1998

Ph.D

University of Madras

This thesis contributes to the problem of understanding the uniformizing Fuchsian groups for a family of plane algebraic curves by determining explicit first variational formulae for the generators of the Fuchsian groups say Gt, associated to a l-parameter family of compact Riemann surfaces Xt, where Xt are the Riemann surfaces for the complex algebraic curves arising from a l-parameter family of irreducible polynomials. The main idea of this thesis is to utilize explicit quasiconformal mappings between algebraic curves, calculate the Beltrami coefficients, and hence utilize the Ahlfors-Bers variational formulae when applied to quasiconformal conjugates of Fuchsian groups. The direct practical implementation of the variational formulae that is determined in this thesis is quite feasible. It explains how certain classical Poincare theta series with respect to the initial Fuchsian group can be brought to bear on this problem of applying these variational formulae in a computer package. Although the compact Riemann-surfaces are dealt with and the torsion-free parabolic-free Fuchsian uniformizing group, in this, The Theory of Teichmuller spaces work exactly the same for Riemann surfaces of finite conformal type.
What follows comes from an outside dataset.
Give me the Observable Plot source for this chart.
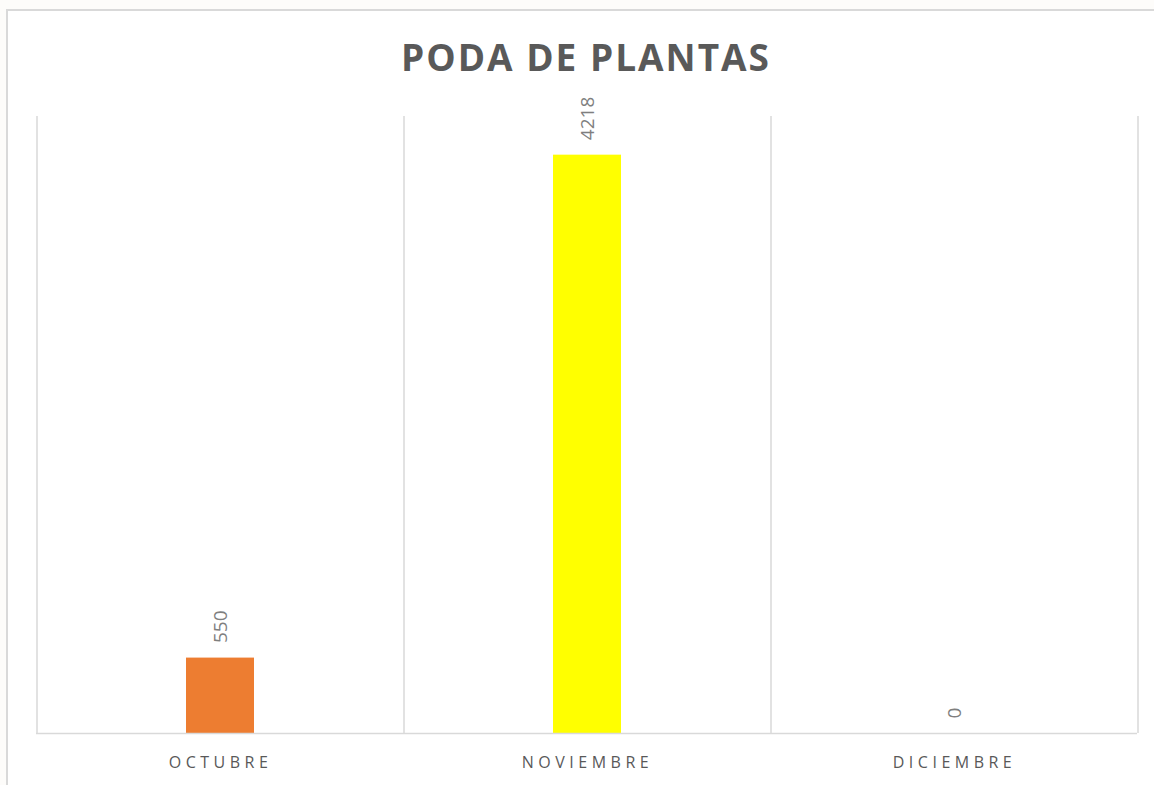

It could allow distinguished points or punctures on the compact Riemann surfaces and correspondingly allow elliptic or parabolic elements in the Fuchsian groups under scrutiny, and obtains exactly parallel results. One can directly apply the theorems developed in Chapter IV, to the present case in order to obtain the actual generators of the deformed Fuchsian groups that represent the deformations of the Fermat curves.